_DATA EXTRACT_

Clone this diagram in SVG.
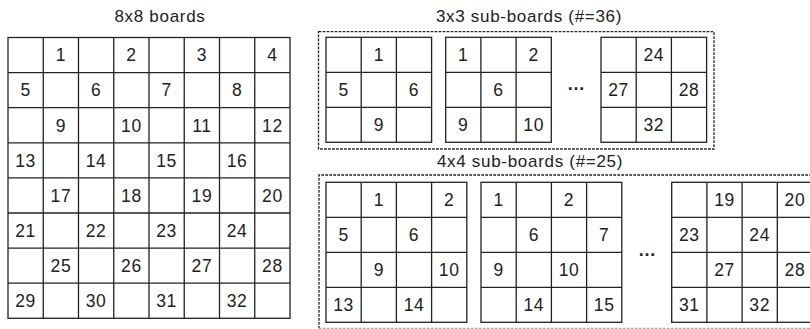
<svg xmlns="http://www.w3.org/2000/svg" width="810" height="329" viewBox="0 0 810 329">
<style>
.g{fill:#fff;stroke:#222;stroke-width:1.3}
.l{fill:none;stroke:#222;stroke-width:1.3}
.d{fill:none;stroke:#222;stroke-width:1.3;stroke-dasharray:2.7 1.3}
text{font-family:"Liberation Sans",Arial,sans-serif;font-size:17.5px;fill:#222;text-anchor:middle;letter-spacing:0.6px}
.t{font-size:17px;letter-spacing:0.7px}
.e{font-size:18px;letter-spacing:0;font-weight:bold}
</style>
<g id="titles">
<text class="t" x="160" y="21.7">8x8 boards</text>
<text class="t" x="529" y="21.7">3x3 sub-boards (#=36)</text>
<text class="t" x="530" y="166.7">4x4 sub-boards (#=25)</text>
</g>
<g id="board8x8" transform="translate(8,37.5)">
<rect class="g" x="0" y="0" width="282" height="280.8"/>
<path class="l" d="M35.25 0V280.8M70.5 0V280.8M105.75 0V280.8M141 0V280.8M176.25 0V280.8M211.5 0V280.8M246.75 0V280.8M0 35.1H282M0 70.2H282M0 105.3H282M0 140.4H282M0 175.5H282M0 210.6H282M0 245.7H282"/>
<text x="52.9" y="23.8">1</text><text x="123.4" y="23.8">2</text><text x="193.9" y="23.8">3</text><text x="264.4" y="23.8">4</text>
<text x="17.6" y="58.9">5</text><text x="88.1" y="58.9">6</text><text x="158.6" y="58.9">7</text><text x="229.1" y="58.9">8</text>
<text x="52.9" y="94">9</text><text x="123.4" y="94">10</text><text x="193.9" y="94">11</text><text x="264.4" y="94">12</text>
<text x="17.6" y="129.1">13</text><text x="88.1" y="129.1">14</text><text x="158.6" y="129.1">15</text><text x="229.1" y="129.1">16</text>
<text x="52.9" y="164.2">17</text><text x="123.4" y="164.2">18</text><text x="193.9" y="164.2">19</text><text x="264.4" y="164.2">20</text>
<text x="17.6" y="199.3">21</text><text x="88.1" y="199.3">22</text><text x="158.6" y="199.3">23</text><text x="229.1" y="199.3">24</text>
<text x="52.9" y="234.4">25</text><text x="123.4" y="234.4">26</text><text x="193.9" y="234.4">27</text><text x="264.4" y="234.4">28</text>
<text x="17.6" y="269.5">29</text><text x="88.1" y="269.5">30</text><text x="158.6" y="269.5">31</text><text x="229.1" y="269.5">32</text>
</g>
<g id="group3x3">
<rect class="d" x="318.5" y="31.7" width="395.5" height="117.3"/>
<g id="sub3-1" transform="translate(326,37.3)">
<rect class="g" x="0" y="0" width="105.6" height="105"/>
<path class="l" d="M35.2 0V105M70.4 0V105M0 35H105.6M0 70H105.6"/>
<text x="52.8" y="23.7">1</text><text x="17.6" y="58.7">5</text><text x="88" y="58.7">6</text><text x="52.8" y="93.7">9</text>
</g>
<g id="sub3-2" transform="translate(445.7,37.3)">
<rect class="g" x="0" y="0" width="105.6" height="105"/>
<path class="l" d="M35.2 0V105M70.4 0V105M0 35H105.6M0 70H105.6"/>
<text x="17.6" y="23.7">1</text><text x="88" y="23.7">2</text><text x="52.8" y="58.7">6</text><text x="17.6" y="93.7">9</text><text x="88" y="93.7">10</text>
</g>
<text class="e" x="576" y="89.8">…</text>
<g id="sub3-3" transform="translate(601,37.3)">
<rect class="g" x="0" y="0" width="105.6" height="105"/>
<path class="l" d="M35.2 0V105M70.4 0V105M0 35H105.6M0 70H105.6"/>
<text x="52.8" y="23.7">24</text><text x="17.6" y="58.7">27</text><text x="88" y="58.7">28</text><text x="52.8" y="93.7">32</text>
</g>
</g>
<g id="group4x4">
<path class="d" d="M820 175H319V328.3"/>
<path class="d" style="stroke:#aaa" d="M319 328.3H820"/>
<g id="sub4-1" transform="translate(326,182.3)">
<rect class="g" x="0" y="0" width="140.8" height="140"/>
<path class="l" d="M35.2 0V140M70.4 0V140M105.6 0V140M0 35H140.8M0 70H140.8M0 105H140.8"/>
<text x="52.8" y="23.7">1</text><text x="123.2" y="23.7">2</text>
<text x="17.6" y="58.7">5</text><text x="88" y="58.7">6</text>
<text x="52.8" y="93.7">9</text><text x="123.2" y="93.7">10</text>
<text x="17.6" y="128.7">13</text><text x="88" y="128.7">14</text>
</g>
<g id="sub4-2" transform="translate(481,182.3)">
<rect class="g" x="0" y="0" width="140.8" height="140"/>
<path class="l" d="M35.2 0V140M70.4 0V140M105.6 0V140M0 35H140.8M0 70H140.8M0 105H140.8"/>
<text x="17.6" y="23.7">1</text><text x="88" y="23.7">2</text>
<text x="52.8" y="58.7">6</text><text x="123.2" y="58.7">7</text>
<text x="17.6" y="93.7">9</text><text x="88" y="93.7">10</text>
<text x="52.8" y="128.7">14</text><text x="123.2" y="128.7">15</text>
</g>
<text class="e" x="647" y="256">…</text>
<g id="sub4-3" transform="translate(671.7,182.3)">
<rect class="g" x="0" y="0" width="140.8" height="140"/>
<path class="l" d="M35.2 0V140M70.4 0V140M105.6 0V140M0 35H140.8M0 70H140.8M0 105H140.8"/>
<text x="52.8" y="23.7">19</text><text x="123.2" y="23.7">20</text>
<text x="17.6" y="58.7">23</text><text x="88" y="58.7">24</text>
<text x="52.8" y="93.7">27</text><text x="123.2" y="93.7">28</text>
<text x="17.6" y="128.7">31</text><text x="88" y="128.7">32</text>
</g>
</g>
</svg>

_OBJECTIVE_
Write out each line again precisely as it appears, skipping every picture.

_RESPONSE_
Clone this diagram in SVG.
<svg xmlns="http://www.w3.org/2000/svg" width="810" height="329" viewBox="0 0 810 329">
<style>
.g{fill:#fff;stroke:#222;stroke-width:1.3}
.l{fill:none;stroke:#222;stroke-width:1.3}
.d{fill:none;stroke:#222;stroke-width:1.3;stroke-dasharray:2.7 1.3}
text{font-family:"Liberation Sans",Arial,sans-serif;font-size:17.5px;fill:#222;text-anchor:middle;letter-spacing:0.6px}
.t{font-size:17px;letter-spacing:0.7px}
.e{font-size:18px;letter-spacing:0;font-weight:bold}
</style>
<g id="titles">
<text class="t" x="160" y="21.7">8x8 boards</text>
<text class="t" x="529" y="21.7">3x3 sub-boards (#=36)</text>
<text class="t" x="530" y="166.7">4x4 sub-boards (#=25)</text>
</g>
<g id="board8x8" transform="translate(8,37.5)">
<rect class="g" x="0" y="0" width="282" height="280.8"/>
<path class="l" d="M35.25 0V280.8M70.5 0V280.8M105.75 0V280.8M141 0V280.8M176.25 0V280.8M211.5 0V280.8M246.75 0V280.8M0 35.1H282M0 70.2H282M0 105.3H282M0 140.4H282M0 175.5H282M0 210.6H282M0 245.7H282"/>
<text x="52.9" y="23.8">1</text><text x="123.4" y="23.8">2</text><text x="193.9" y="23.8">3</text><text x="264.4" y="23.8">4</text>
<text x="17.6" y="58.9">5</text><text x="88.1" y="58.9">6</text><text x="158.6" y="58.9">7</text><text x="229.1" y="58.9">8</text>
<text x="52.9" y="94">9</text><text x="123.4" y="94">10</text><text x="193.9" y="94">11</text><text x="264.4" y="94">12</text>
<text x="17.6" y="129.1">13</text><text x="88.1" y="129.1">14</text><text x="158.6" y="129.1">15</text><text x="229.1" y="129.1">16</text>
<text x="52.9" y="164.2">17</text><text x="123.4" y="164.2">18</text><text x="193.9" y="164.2">19</text><text x="264.4" y="164.2">20</text>
<text x="17.6" y="199.3">21</text><text x="88.1" y="199.3">22</text><text x="158.6" y="199.3">23</text><text x="229.1" y="199.3">24</text>
<text x="52.9" y="234.4">25</text><text x="123.4" y="234.4">26</text><text x="193.9" y="234.4">27</text><text x="264.4" y="234.4">28</text>
<text x="17.6" y="269.5">29</text><text x="88.1" y="269.5">30</text><text x="158.6" y="269.5">31</text><text x="229.1" y="269.5">32</text>
</g>
<g id="group3x3">
<rect class="d" x="318.5" y="31.7" width="395.5" height="117.3"/>
<g id="sub3-1" transform="translate(326,37.3)">
<rect class="g" x="0" y="0" width="105.6" height="105"/>
<path class="l" d="M35.2 0V105M70.4 0V105M0 35H105.6M0 70H105.6"/>
<text x="52.8" y="23.7">1</text><text x="17.6" y="58.7">5</text><text x="88" y="58.7">6</text><text x="52.8" y="93.7">9</text>
</g>
<g id="sub3-2" transform="translate(445.7,37.3)">
<rect class="g" x="0" y="0" width="105.6" height="105"/>
<path class="l" d="M35.2 0V105M70.4 0V105M0 35H105.6M0 70H105.6"/>
<text x="17.6" y="23.7">1</text><text x="88" y="23.7">2</text><text x="52.8" y="58.7">6</text><text x="17.6" y="93.7">9</text><text x="88" y="93.7">10</text>
</g>
<text class="e" x="576" y="89.8">…</text>
<g id="sub3-3" transform="translate(601,37.3)">
<rect class="g" x="0" y="0" width="105.6" height="105"/>
<path class="l" d="M35.2 0V105M70.4 0V105M0 35H105.6M0 70H105.6"/>
<text x="52.8" y="23.7">24</text><text x="17.6" y="58.7">27</text><text x="88" y="58.7">28</text><text x="52.8" y="93.7">32</text>
</g>
</g>
<g id="group4x4">
<path class="d" d="M820 175H319V328.3"/>
<path class="d" style="stroke:#aaa" d="M319 328.3H820"/>
<g id="sub4-1" transform="translate(326,182.3)">
<rect class="g" x="0" y="0" width="140.8" height="140"/>
<path class="l" d="M35.2 0V140M70.4 0V140M105.6 0V140M0 35H140.8M0 70H140.8M0 105H140.8"/>
<text x="52.8" y="23.7">1</text><text x="123.2" y="23.7">2</text>
<text x="17.6" y="58.7">5</text><text x="88" y="58.7">6</text>
<text x="52.8" y="93.7">9</text><text x="123.2" y="93.7">10</text>
<text x="17.6" y="128.7">13</text><text x="88" y="128.7">14</text>
</g>
<g id="sub4-2" transform="translate(481,182.3)">
<rect class="g" x="0" y="0" width="140.8" height="140"/>
<path class="l" d="M35.2 0V140M70.4 0V140M105.6 0V140M0 35H140.8M0 70H140.8M0 105H140.8"/>
<text x="17.6" y="23.7">1</text><text x="88" y="23.7">2</text>
<text x="52.8" y="58.7">6</text><text x="123.2" y="58.7">7</text>
<text x="17.6" y="93.7">9</text><text x="88" y="93.7">10</text>
<text x="52.8" y="128.7">14</text><text x="123.2" y="128.7">15</text>
</g>
<text class="e" x="647" y="256">…</text>
<g id="sub4-3" transform="translate(671.7,182.3)">
<rect class="g" x="0" y="0" width="140.8" height="140"/>
<path class="l" d="M35.2 0V140M70.4 0V140M105.6 0V140M0 35H140.8M0 70H140.8M0 105H140.8"/>
<text x="52.8" y="23.7">19</text><text x="123.2" y="23.7">20</text>
<text x="17.6" y="58.7">23</text><text x="88" y="58.7">24</text>
<text x="52.8" y="93.7">27</text><text x="123.2" y="93.7">28</text>
<text x="17.6" y="128.7">31</text><text x="88" y="128.7">32</text>
</g>
</g>
</svg>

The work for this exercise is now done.